Task directions:
Separate out the lines that hold "with".

Raw data:
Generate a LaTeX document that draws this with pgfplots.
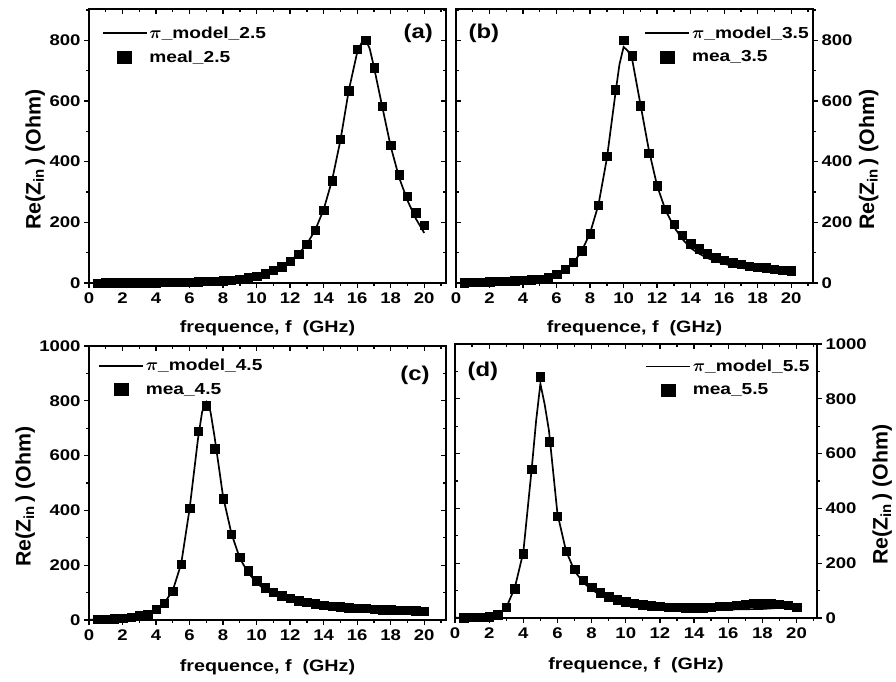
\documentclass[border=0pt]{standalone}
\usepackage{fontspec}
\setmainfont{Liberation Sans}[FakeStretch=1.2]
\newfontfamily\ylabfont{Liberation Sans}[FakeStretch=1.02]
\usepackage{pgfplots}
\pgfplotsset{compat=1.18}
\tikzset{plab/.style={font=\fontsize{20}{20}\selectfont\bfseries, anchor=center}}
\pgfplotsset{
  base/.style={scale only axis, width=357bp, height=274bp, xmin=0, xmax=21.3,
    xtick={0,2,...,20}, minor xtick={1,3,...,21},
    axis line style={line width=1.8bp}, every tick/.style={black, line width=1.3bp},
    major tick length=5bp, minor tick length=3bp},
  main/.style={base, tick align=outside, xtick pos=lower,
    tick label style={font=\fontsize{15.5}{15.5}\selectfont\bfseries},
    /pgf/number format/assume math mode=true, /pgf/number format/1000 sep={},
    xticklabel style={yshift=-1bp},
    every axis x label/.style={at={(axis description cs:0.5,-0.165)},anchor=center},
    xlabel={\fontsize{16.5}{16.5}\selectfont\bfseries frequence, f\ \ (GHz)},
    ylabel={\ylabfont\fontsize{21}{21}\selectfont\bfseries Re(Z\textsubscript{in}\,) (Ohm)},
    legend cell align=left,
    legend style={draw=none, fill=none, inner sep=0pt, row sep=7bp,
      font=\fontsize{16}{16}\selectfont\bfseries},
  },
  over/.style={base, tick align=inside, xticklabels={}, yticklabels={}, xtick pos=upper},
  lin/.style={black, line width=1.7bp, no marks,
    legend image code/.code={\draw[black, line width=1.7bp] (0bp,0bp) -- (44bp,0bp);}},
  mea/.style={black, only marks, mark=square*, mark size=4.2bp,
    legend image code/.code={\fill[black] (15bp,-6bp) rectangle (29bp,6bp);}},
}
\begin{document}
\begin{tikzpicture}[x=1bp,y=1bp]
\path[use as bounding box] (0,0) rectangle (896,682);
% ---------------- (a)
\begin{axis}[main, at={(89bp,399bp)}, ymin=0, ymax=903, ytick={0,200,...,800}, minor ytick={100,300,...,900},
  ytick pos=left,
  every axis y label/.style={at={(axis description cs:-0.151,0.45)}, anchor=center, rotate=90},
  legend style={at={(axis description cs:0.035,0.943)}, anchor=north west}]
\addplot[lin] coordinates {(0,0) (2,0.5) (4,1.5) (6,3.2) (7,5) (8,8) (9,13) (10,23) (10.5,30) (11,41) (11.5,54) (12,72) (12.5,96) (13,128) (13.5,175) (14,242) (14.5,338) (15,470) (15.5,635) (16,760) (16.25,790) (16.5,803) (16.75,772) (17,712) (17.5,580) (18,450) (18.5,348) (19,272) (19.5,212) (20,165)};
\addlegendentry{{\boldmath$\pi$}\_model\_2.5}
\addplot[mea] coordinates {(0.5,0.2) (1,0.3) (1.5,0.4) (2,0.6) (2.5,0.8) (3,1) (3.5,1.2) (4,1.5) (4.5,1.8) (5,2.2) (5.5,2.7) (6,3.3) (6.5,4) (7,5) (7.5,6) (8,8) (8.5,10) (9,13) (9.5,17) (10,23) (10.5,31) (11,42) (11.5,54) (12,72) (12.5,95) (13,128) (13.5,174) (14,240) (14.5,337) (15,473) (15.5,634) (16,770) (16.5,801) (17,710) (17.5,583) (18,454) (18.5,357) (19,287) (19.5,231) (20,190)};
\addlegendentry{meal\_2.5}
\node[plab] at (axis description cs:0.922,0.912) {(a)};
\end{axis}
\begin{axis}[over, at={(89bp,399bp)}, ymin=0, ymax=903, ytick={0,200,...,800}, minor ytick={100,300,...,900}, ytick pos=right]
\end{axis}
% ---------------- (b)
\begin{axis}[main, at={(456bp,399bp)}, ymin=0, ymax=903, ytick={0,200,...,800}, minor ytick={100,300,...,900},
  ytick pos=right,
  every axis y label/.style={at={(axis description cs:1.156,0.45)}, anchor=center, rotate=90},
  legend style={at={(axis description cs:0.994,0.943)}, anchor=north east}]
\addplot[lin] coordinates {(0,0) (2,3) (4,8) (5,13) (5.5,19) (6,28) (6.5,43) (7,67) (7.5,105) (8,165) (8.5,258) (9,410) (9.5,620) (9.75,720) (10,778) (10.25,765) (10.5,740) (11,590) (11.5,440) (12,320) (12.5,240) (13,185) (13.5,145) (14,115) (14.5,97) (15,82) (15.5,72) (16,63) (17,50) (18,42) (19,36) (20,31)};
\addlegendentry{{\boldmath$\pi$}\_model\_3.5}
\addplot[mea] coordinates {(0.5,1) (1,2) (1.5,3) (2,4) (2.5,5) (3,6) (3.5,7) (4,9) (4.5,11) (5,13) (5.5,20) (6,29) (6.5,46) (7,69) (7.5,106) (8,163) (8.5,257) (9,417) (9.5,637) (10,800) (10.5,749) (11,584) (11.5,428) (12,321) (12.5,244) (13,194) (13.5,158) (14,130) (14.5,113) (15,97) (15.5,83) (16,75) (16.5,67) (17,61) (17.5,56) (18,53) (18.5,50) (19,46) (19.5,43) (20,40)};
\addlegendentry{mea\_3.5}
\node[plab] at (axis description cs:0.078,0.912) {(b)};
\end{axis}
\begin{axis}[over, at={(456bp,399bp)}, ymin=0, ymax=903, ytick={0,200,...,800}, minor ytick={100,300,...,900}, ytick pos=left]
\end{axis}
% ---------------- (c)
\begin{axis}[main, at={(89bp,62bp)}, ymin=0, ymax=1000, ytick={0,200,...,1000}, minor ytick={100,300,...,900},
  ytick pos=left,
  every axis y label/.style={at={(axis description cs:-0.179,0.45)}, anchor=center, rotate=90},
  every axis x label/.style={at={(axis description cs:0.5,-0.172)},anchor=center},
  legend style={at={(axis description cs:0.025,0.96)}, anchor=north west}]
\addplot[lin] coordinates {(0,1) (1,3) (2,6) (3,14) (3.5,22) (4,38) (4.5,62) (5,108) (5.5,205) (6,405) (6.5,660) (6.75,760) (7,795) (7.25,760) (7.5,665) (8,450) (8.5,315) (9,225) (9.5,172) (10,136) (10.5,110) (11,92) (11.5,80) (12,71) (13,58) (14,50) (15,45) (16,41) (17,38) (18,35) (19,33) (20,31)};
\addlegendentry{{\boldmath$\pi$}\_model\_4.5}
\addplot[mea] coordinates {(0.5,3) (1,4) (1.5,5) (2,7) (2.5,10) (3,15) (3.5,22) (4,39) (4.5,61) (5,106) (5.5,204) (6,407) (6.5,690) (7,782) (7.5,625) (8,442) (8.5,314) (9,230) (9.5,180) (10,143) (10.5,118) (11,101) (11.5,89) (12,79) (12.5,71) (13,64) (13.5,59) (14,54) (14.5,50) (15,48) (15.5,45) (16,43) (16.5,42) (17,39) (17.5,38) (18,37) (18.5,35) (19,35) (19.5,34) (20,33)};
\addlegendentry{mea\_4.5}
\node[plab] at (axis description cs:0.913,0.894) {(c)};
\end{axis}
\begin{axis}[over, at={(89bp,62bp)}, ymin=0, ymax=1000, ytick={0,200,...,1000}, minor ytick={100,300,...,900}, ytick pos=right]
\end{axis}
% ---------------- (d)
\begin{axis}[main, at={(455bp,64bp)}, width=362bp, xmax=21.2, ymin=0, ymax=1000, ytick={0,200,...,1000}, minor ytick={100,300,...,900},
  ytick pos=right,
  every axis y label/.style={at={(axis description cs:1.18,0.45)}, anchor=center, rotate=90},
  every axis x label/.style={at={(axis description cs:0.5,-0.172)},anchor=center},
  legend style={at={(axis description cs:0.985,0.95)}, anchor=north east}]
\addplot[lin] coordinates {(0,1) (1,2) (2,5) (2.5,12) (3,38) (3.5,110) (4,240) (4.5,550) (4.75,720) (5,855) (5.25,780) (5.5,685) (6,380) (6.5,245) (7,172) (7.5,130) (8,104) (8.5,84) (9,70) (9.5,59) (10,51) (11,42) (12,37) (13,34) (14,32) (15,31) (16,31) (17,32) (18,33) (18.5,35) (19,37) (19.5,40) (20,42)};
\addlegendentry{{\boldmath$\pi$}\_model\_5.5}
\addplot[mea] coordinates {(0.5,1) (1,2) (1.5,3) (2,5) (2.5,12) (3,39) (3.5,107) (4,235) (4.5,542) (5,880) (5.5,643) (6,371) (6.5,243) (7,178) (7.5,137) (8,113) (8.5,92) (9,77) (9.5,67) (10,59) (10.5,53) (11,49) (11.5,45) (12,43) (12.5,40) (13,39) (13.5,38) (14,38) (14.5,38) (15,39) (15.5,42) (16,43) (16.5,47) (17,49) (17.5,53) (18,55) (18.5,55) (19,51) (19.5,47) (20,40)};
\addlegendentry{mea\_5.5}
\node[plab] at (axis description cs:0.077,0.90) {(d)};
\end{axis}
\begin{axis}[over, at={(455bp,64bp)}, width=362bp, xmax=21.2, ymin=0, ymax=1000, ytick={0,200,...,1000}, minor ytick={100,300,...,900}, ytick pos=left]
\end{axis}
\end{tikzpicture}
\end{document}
--
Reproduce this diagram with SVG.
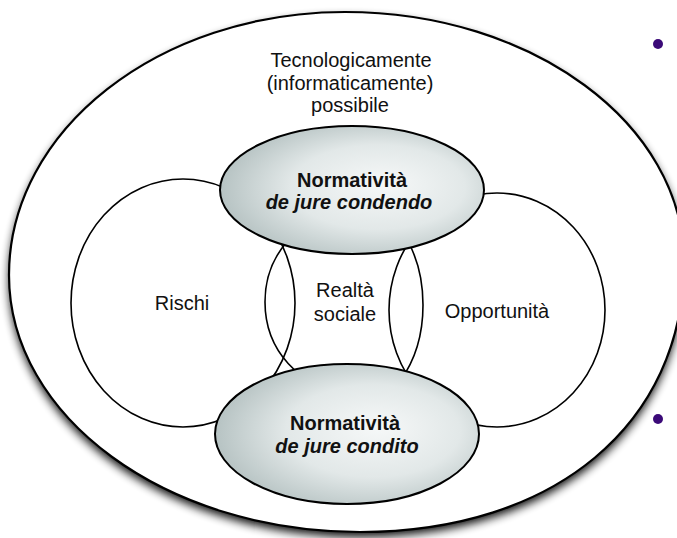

Task result:
Generate a LaTeX document that draws this with pgfplots.
Reproduce this diagram with SVG.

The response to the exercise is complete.